I’m completely lost. My youngest son is 15 and has absolutely no sense of urgency when it comes to school. He’s in a stubborn phase where he’s flat out refusing to go. At this point, he’s already accumulated multiple truancies and tardies.
The hardest part is that nothing seems to faze him. Consequences don’t appear to matter, and I feel like I’ve run out of options.
We’ve tried to handle this in healthy ways. We’ve created morning and evening checklists, had meetings with the principal, and even arranged for a police officer to talk with him about truancy court and why school attendance matters. That’s only part of what we’ve tried. We’ve put in a lot of effort, but nothing seems to be getting through to him.

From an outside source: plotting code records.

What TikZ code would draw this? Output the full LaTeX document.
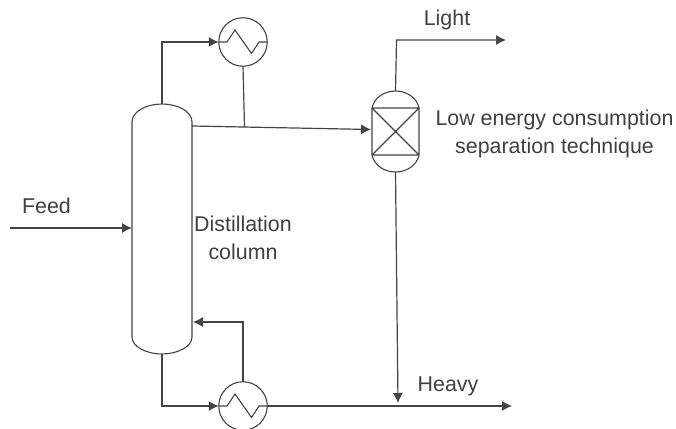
\documentclass[tikz,border=0pt]{standalone}
\usepackage{fontspec}
\setmainfont{Liberation Sans}
\usetikzlibrary{arrows.meta,calc}
\definecolor{ln}{HTML}{444444}
\definecolor{tx}{HTML}{404040}
\tikzset{
  x=1pt,y=-1pt,
  pipe/.style={draw=ln,line width=1.2pt},
  flow/.style={pipe,-{Latex[length=10pt,width=10pt]}},
  exch/.style={circle,draw=ln,line width=1.1pt,minimum size=48.5pt,inner sep=0pt,outer sep=0pt},
  lbl/.style={text=tx,font=\fontsize{21.4}{28}\selectfont,align=center,inner sep=0pt},
  box/.style={draw=none,inner sep=0pt,outer sep=0pt}
}
\begin{document}
\begin{tikzpicture}
\useasboundingbox (0,0) rectangle (676,428);
\clip (0,0) rectangle (676,428);
\fill[white] (0,0) rectangle (676,428);
% column
\node[box,minimum width=60pt,minimum height=250pt] (col) at (162,229) {};
\draw[ln,line width=1.1pt] (132,122) .. controls (132,111) and (147,104) .. (162,104)
  .. controls (177,104) and (192,111) .. (192,122) -- (192,337)
  .. controls (192,347) and (177,354) .. (162,354)
  .. controls (147,354) and (132,347) .. (132,337) -- cycle;
% exchangers
\node[exch] (top) at (243,42) {};
\node[exch] (bot) at (243,406) {};
\foreach \n in {top,bot}
  \draw[ln,line width=1.1pt] ($(\n.center)+(-24,0)$) -- ++(8,0) -- ++(8,-12) -- ++(16.5,23.5) -- ++(7.5,-11.5) -- ++(8,0);
% separator
\node[box,minimum width=47pt,minimum height=81pt] (sep) at (395.5,131.5) {};
\draw[ln,line width=1.1pt] (372,108) .. controls (374,98) and (384,91) .. (395.5,91)
  .. controls (407,91) and (417,98) .. (419,108) -- (419,155)
  .. controls (417,165) and (407,172) .. (395.5,172)
  .. controls (384,172) and (374,165) .. (372,155) -- cycle;
\draw[ln,line width=1.1pt] (372,108) -- (419,108) (372,155) -- (419,155)
  (372,108) -- (419,155) (372,155) -- (419,108);
% free ends and junctions
\coordinate (feedin) at (10,228);
\coordinate (feedend) at (132,228);
\coordinate (dist) at (192,126);
\coordinate (sepin) at (371,129.5);
\coordinate (tee) at (244.5,127);
\coordinate (lightend) at (506,40);
\coordinate (heavyend) at (512,406);
\coordinate (heavydrop) at (398,403);
\coordinate (refl) at (193,322);
% connectors
\draw[flow] (feedin) -- (feedend);
\draw[flow] (col.north) -- (162,42) -- (top.west);
\draw[flow] (dist) -- (sepin);
\draw[pipe] (top.south) -- (tee);
\draw[flow] (sep.north) -- (396.5,40) -- (lightend);
\draw[flow] (sep.south) -- (heavydrop);
\draw[flow] (col.south) -- (162,406) -- (bot.west);
\draw[flow] (bot.east) -- (heavyend);
\draw[flow] (bot.north) -- (243,322) -- (refl);
% labels
\node[lbl] (lfeed) at (46.5,206) {Feed};
\node[lbl] (ldist) at (243,238) {Distillation\\column};
\node[lbl] (llight) at (447,20) {Light};
\node[lbl] (lheavy) at (448,386) {Heavy};
\node[lbl] (lsep) at (554.5,134) {Low energy consumption\\separation technique};
\end{tikzpicture}
\end{document}
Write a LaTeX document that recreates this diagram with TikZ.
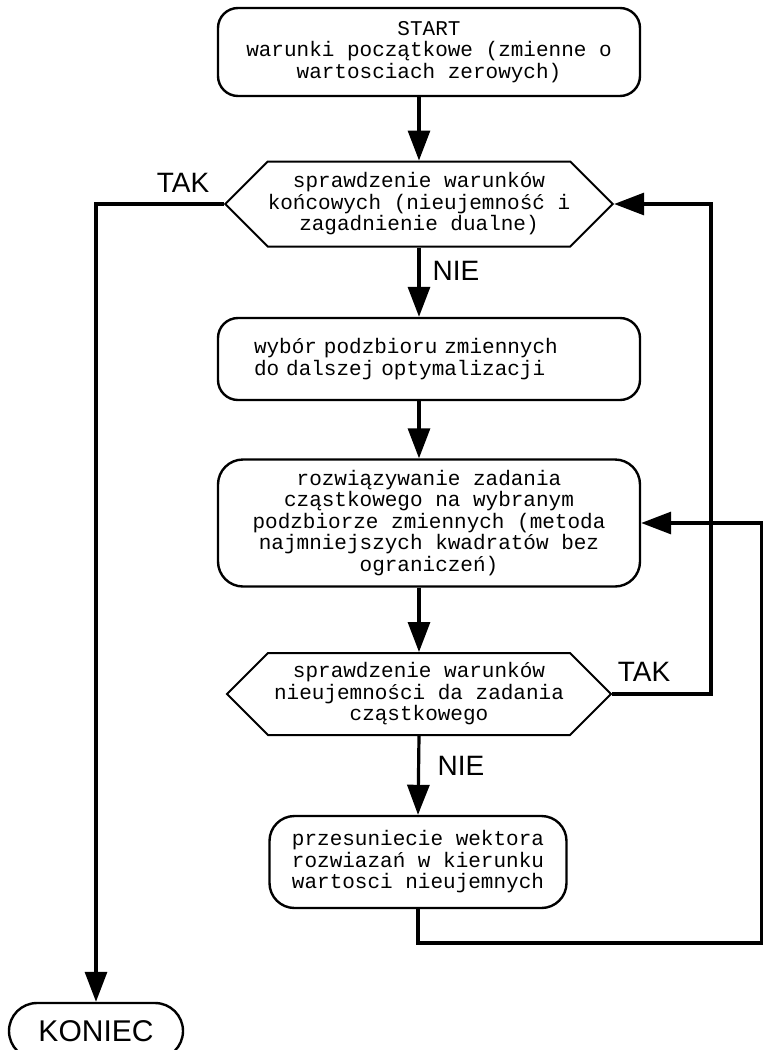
\documentclass[tikz,border=0pt]{standalone}
\usepackage{fontspec}
\newfontfamily\cadfont{Liberation Mono}
\newfontfamily\labfont{Liberation Sans}
\usetikzlibrary{arrows.meta,positioning,calc,shapes.misc,shapes.symbols}

\begin{document}
\begin{tikzpicture}[x=1pt,y=-1pt,
  box/.style={draw, line width=2.4pt, rounded corners=20pt, align=center, inner sep=0pt,
    font=\cadfont\fontsize{21}{21.5}\selectfont},
  decision/.style={draw, line width=2pt, signal, signal to=west and east, signal pointer angle=90,
    align=center, inner sep=0pt, font=\cadfont\fontsize{21}{21.5}\selectfont},
  flow/.style={line width=3.2pt, -{Triangle[length=30pt,width=22pt]}},
  lbl/.style={font=\labfont\fontsize{28}{28}\selectfont}]
  \useasboundingbox (0,0) rectangle (763,1050);

  % boxes and decisions
  \node[box, minimum width=422pt, minimum height=88pt] (start) at (429,52)
    {START\\warunki początkowe (zmienne o\\wartosciach zerowych)};
  \node[decision, minimum width=379pt, minimum height=85pt] (check1) at (419,204)
    {sprawdzenie warunków\\końcowych (nieujemność i\\zagadnienie dualne)};
  \node[box, minimum width=422pt, minimum height=82pt, text width=350pt, align=left] (choose) at (429,359)
    {wybór podzbioru zmiennych\\do dalszej optymalizacji};
  \node[box, minimum width=422pt, minimum height=127pt, rounded corners=25pt] (solve) at (429,523)
    {rozwiązywanie zadania\\cząstkowego na wybranym\\podzbiorze zmiennych (metoda\\najmniejszych kwadratów bez\\ograniczeń)};
  \node[decision, minimum width=384pt, minimum height=82pt] (check2) at (419,694)
    {sprawdzenie warunków\\nieujemności da zadania\\cząstkowego};
  \node[box, minimum width=297pt, minimum height=92pt, rounded corners=25pt] (shift) at (418,862)
    {przesuniecie wektora\\rozwiazań w kierunku\\wartosci nieujemnych};
  \node[box, minimum width=174pt, minimum height=56pt, rounded corners=28pt,
    font=\labfont\fontsize{30}{30}\selectfont] (koniec) at (96,1031) {KONIEC};

  % labels
  \node[lbl] (tak1) at (183,183) {TAK};
  \node[lbl] (nie1) at (456,271) {NIE};
  \node[lbl] (tak2) at (644,672) {TAK};
  \node[lbl] (nie2) at (461,766) {NIE};

  \coordinate (rightline) at (711,0);
  \coordinate (loopcorner) at (761.5,943);

  % connectors
  \draw[flow] (check1.north |- start.south) -- (check1.north);
  \draw[flow] (check1.south) -- (check1.south |- choose.north);
  \draw[flow] (check1.south |- choose.south) -- (check1.south |- solve.north);
  \draw[flow] (check2.north |- solve.south) -- (check2.north);
  \draw[flow] (check2.south) -- (shift.north);
  \draw[flow] (shift.south) |- (loopcorner) |- (solve.east);
  \draw[flow] (check2.east) -| (rightline |- check1.east) -- (check1.east);
  \draw[flow] (check1.west) -| (koniec.north);
\end{tikzpicture}
\end{document}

I’m exhausted, frustrated, and honestly don’t know what to do next.
I wouldn’t assume this is a “no sense of urgency” problem.
A 15 year old who doesn’t care about consequences is one thing. A 15 year old who is willing to keep stacking truancies, sit through meetings with administrators, hear warnings from police officers, and still refuse to go to school is usually telling you something much bigger.
The question I’d be asking is: what is he avoiding?
Is he struggling academically and too embarrassed to admit it? Is he being bullied? Is he depressed? Is he anxious? Is there a social problem, a learning issue, a substance issue, or something happening online that’s making school feel unbearable?
Most teenagers don’t wake up and decide, “I’d rather deal with courts, angry parents, and constant conflict than go to class.” When they do, it’s often because the thing they’re avoiding feels worse than the consequences.
The fact that consequences aren’t working is actually useful information. It suggests you’re probably not dealing with a motivation problem anymore. You’re dealing with a why problem.
I’d stop focusing on convincing him that school matters. He already knows school matters. Every principal, teacher, police officer, and parent in his life has told him that. The message isn’t getting through because that’s probably not the real issue.
Instead, I’d have a calm conversation and say: “Help me understand what school feels like for you. I’m not asking to argue. I’m not asking to punish you. I think something bigger is going on, and I want to understand it.”
If he genuinely won’t talk, I’d strongly consider getting him in front of a counselor who works with teenagers. Sometimes kids will tell a neutral adult things they’ll never tell their parents.
Your job is to keep reasonable expectations, provide support, maintain boundaries, and keep looking for the root cause. Right now, I’d spend less energy on creating new consequences and more energy investigating what makes walking into that school building feel so impossible for him.